The parties aren't lavish, but beyond the means of these families.

"The Jewish Worker" had a post in the past from Mishpacha about the gifts given which do add to the problem. And you are 100% correct about the apartment.

Ariella's blog said...

the simple piece of financial advice I linked to in my blog post, http://kallahmagazine.blogspot.com/2009/11/such-simple-truth.html
was "If you can't pay for it, don't buy it." This applies even if what you are buying is for the children you are marrying off. People who lose sight of that sink deeper and deeper into debt. If she hadn't borrowed, her children would have had to make do with less. They may have minded, but they would not have truly suffered the way she is suffering for years under mounds of debt. This is the absurdity of keeping up with the Schwartzes when they are living far beyond your means.

Charlie Hall said...

"If you can't pay for it, don't buy it."

Duh.

Or rather, it should be a "Duh".

Anyone who lends money to someone who can't pay it back is enabling someone else to sin, because we Jews are required to pay our debts!

This program has helped many:

http://www.debtorsanonymous.org

Anonymous said...

I liked the post. I read the excerpts.
Keep blogging!!

This is Nancy from Israeli Uncensored News

Mike S. said...

A gemach is a wonderful form of tzedakah for someone who has a temporary need. Say someone who exhausted his rainy day fund on a family emergency and then had his boiler go and needs $3000 to replace it. He can just repay the gemach before restocking the rainy day fund, and doesn't need to pay interest. Or someone who lost his job and is struggling to find another in a deep recession.

It isn't a good way to just live beyond your means; for example, to buy apartments you can't afford and will never be able to afford for your kids. And both the borrowers and the trustees who use or allow gemach funds to be used this way violate an issur d'oraita.

Zach Kessin said...

The way I see it is that we have the confulence of a few problems.

1) Haradi Society has very fixed expectations, variation is not permitted
2) A girl without a dowry can not get married (See #1)
3) 99% of Haradi society does not have the means to meet those expectations

So you have a perfect train wreck. It is impossible to live up to the expectations and trying will cause you to end up in the poor house.

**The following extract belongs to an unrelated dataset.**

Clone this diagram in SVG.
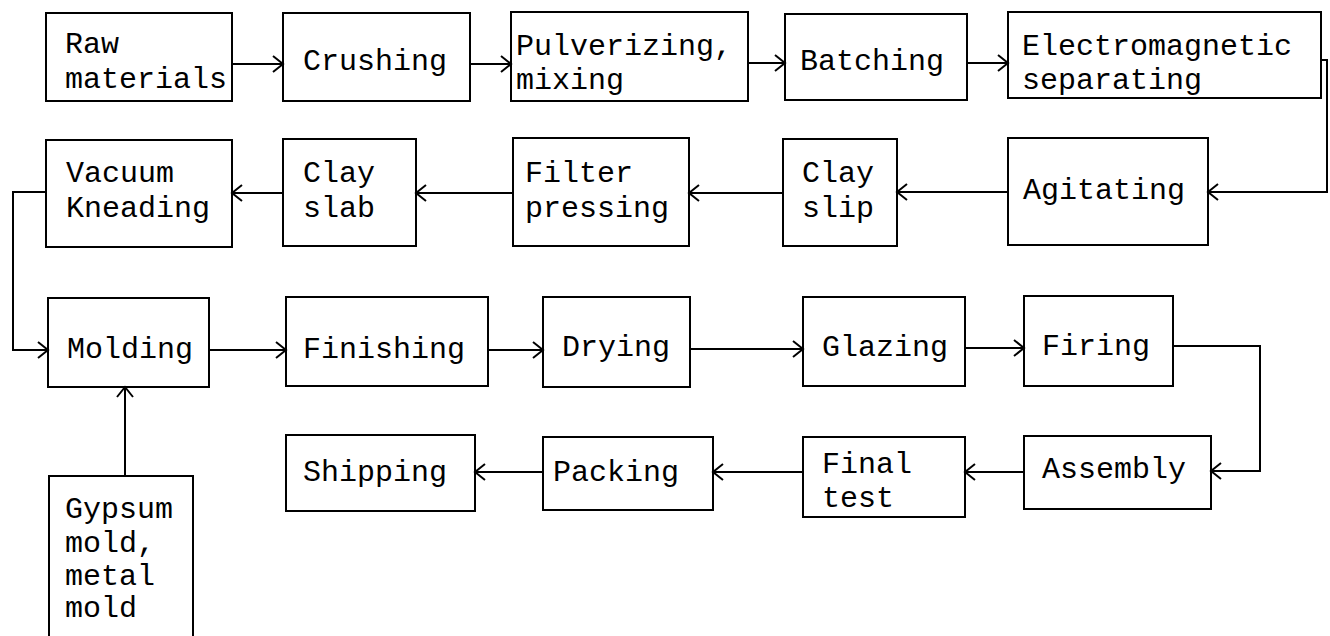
<svg xmlns="http://www.w3.org/2000/svg" width="1330" height="636" viewBox="0 0 1330 636">
<defs>
<marker id="ah" markerWidth="14" markerHeight="18" refX="11" refY="9" orient="auto" markerUnits="userSpaceOnUse">
<path d="M1,1 L11,9 L1,17" fill="none" stroke="#000" stroke-width="2"/>
</marker>
<style>
rect{fill:#fff;stroke:#000;stroke-width:2}
text{font-family:"Liberation Mono","Courier New",monospace;font-size:30px;fill:#000}
.c{fill:none;stroke:#000;stroke-width:2;marker-end:url(#ah)}
</style>
</defs>
<rect x="0" y="0" width="1330" height="636" style="fill:#fff;stroke:none"/>
<g id="n-raw"><rect x="46" y="13" width="186" height="88"/><text x="65" y="53">Raw</text><text x="65" y="88">materials</text></g>
<g id="n-crushing"><rect x="283" y="13" width="187" height="88"/><text x="303" y="70">Crushing</text></g>
<g id="n-pulverizing"><rect x="511" y="12" width="237" height="89"/><text x="516" y="55">Pulverizing,</text><text x="516" y="89">mixing</text></g>
<g id="n-batching"><rect x="785" y="14" width="182" height="86"/><text x="800" y="70">Batching</text></g>
<g id="n-electro"><rect x="1008" y="12" width="313" height="86"/><text x="1022" y="55">Electromagnetic</text><text x="1022" y="89">separating</text></g>
<g id="n-agitating"><rect x="1008" y="138" width="200" height="107"/><text x="1023" y="199">Agitating</text></g>
<g id="n-clayslip"><rect x="783" y="139" width="114" height="107"/><text x="802" y="182">Clay</text><text x="802" y="217">slip</text></g>
<g id="n-filter"><rect x="513" y="138" width="176" height="108"/><text x="525" y="182">Filter</text><text x="525" y="217">pressing</text></g>
<g id="n-clayslab"><rect x="283" y="139" width="133" height="107"/><text x="303" y="182">Clay</text><text x="303" y="217">slab</text></g>
<g id="n-vacuum"><rect x="46" y="140" width="186" height="107"/><text x="66" y="182">Vacuum</text><text x="66" y="217">Kneading</text></g>
<g id="n-molding"><rect x="48" y="298" width="161" height="89"/><text x="67" y="358">Molding</text></g>
<g id="n-finishing"><rect x="286" y="297" width="202" height="89"/><text x="303" y="358">Finishing</text></g>
<g id="n-drying"><rect x="543" y="297" width="147" height="90"/><text x="562" y="356">Drying</text></g>
<g id="n-glazing"><rect x="803" y="297" width="162" height="89"/><text x="822" y="356">Glazing</text></g>
<g id="n-firing"><rect x="1024" y="296" width="149" height="90"/><text x="1042" y="355">Firing</text></g>
<g id="n-assembly"><rect x="1024" y="436" width="187" height="73"/><text x="1042" y="478">Assembly</text></g>
<g id="n-finaltest"><rect x="803" y="437" width="162" height="80"/><text x="822" y="473">Final</text><text x="822" y="507">test</text></g>
<g id="n-packing"><rect x="543" y="437" width="170" height="73"/><text x="553" y="481">Packing</text></g>
<g id="n-shipping"><rect x="286" y="435" width="189" height="76"/><text x="303" y="481">Shipping</text></g>
<g id="n-gypsum"><rect x="49" y="476" width="144" height="170"/><text x="65" y="518">Gypsum</text><text x="65" y="552">mold,</text><text x="65" y="585">metal</text><text x="65" y="617">mold</text></g>
<g id="connectors">
<path class="c" d="M232,64 L283,64"/>
<path class="c" d="M470,64 L511,64"/>
<path class="c" d="M748,63 L785,63"/>
<path class="c" d="M967,63 L1008,63"/>
<path class="c" d="M1321,60 L1327,60 L1327,192 L1208,192"/>
<path class="c" d="M1008,192 L897,192"/>
<path class="c" d="M783,193 L689,193"/>
<path class="c" d="M513,193 L416,193"/>
<path class="c" d="M283,193 L232,193"/>
<path class="c" d="M46,192 L13,192 L13,350 L48,350"/>
<path class="c" d="M209,350 L286,350"/>
<path class="c" d="M488,350 L543,350"/>
<path class="c" d="M690,349 L803,349"/>
<path class="c" d="M965,348 L1024,348"/>
<path class="c" d="M1173,346 L1260,346 L1260,471 L1211,471"/>
<path class="c" d="M1024,472 L965,472"/>
<path class="c" d="M803,472 L713,472"/>
<path class="c" d="M543,472 L475,472"/>
<path class="c" d="M125,476 L125,387"/>
</g>
</svg>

A large part of this comes from the fact some people tried to engineer how society worked over the last generation or two and failed miserably. I think they thought that if they just wanted it badly enough they could build a perpetual motion machine and of course you can't.

Anonymous said...

Zach: I can't understand why a girl needs a dowry. I thought judaism values women and doesn't treat them like property. Besides, in charedi society, if anyone should require a dowry, it should be the male, particularly if he is not prepared to support his wife and family.

Anonymous said...

To Anonymous 6:46pm:
In the Haradi society it is expected that the woman's family is able to support the newly married couple (i.e. the dowry). If the woman's family does not have this ability, the woman is seen as less worthy.

EP said...

Sephardi Lady, I had an idea that I want to share with your readers. I read the entire Yated letter on gemachs online and I thought, this is just too pat. The crisis situation, the reference to rejecting Mesilah's help (not in your shortened version of the letter), the literary flair ("my days are consumed"), the subject something many have discussed and is considered a chareidi crisis - all supplied in dramatic, easy to digest form for a general readership. A complete cautionary tale with a moral, perfect for children and the trusting and naive frum readership. Sephardi Lady, this letter and another Yated letter you have written about, the young woman who wrote about the lavish lifestyle her parents financed til they lost all their money, and the dramatic last line - we'd do it differently raising our own children. It's now obvious to me, though it took me a while to cotton on. These letters are written by the editors of the Yated, to present a moral tale, a lesson, a dramatic story to prevent others from getting sucked in to the crisis. Letters are a dramatic feature, does anyone know about "Bintele Briefs" - the letters column of the early part of the 20th century in the Yiddish Forward, which presented the reader problems, often heartbreaking, of 100 years ago. Yated is in competition for readers with Hamodiya and needs to increase circulation, as its readership is hard pressed for money for a newspaper. (My family members in Lakewood can't afford Yated.) Reader letters present a sure fire thing - true life stories. Sephardi Lady, I know I tend to be skeptical by nature, but could you reread these two letters and let me know what you think? Aren't they written in the same dramatic style, with the same zinger last line?

EP said...

Sorry - the assumption of my comment was that both letters were from Yated, and I see one is from Mishpacha. I still think the editors are supplying dramatic flourishes! These letters are just too perfect.

Orthonomics said...

I often think the same thing as you regarding the style of writing. But it is the same throughout both major *Hamodia, Mishpacha, Yated, Jewish Press and more minor publications (e.g. the 5Town Jewish Times and Baltimore's Where What When).

The writing might be coming from elsewhere. The situations, I do believe, are real.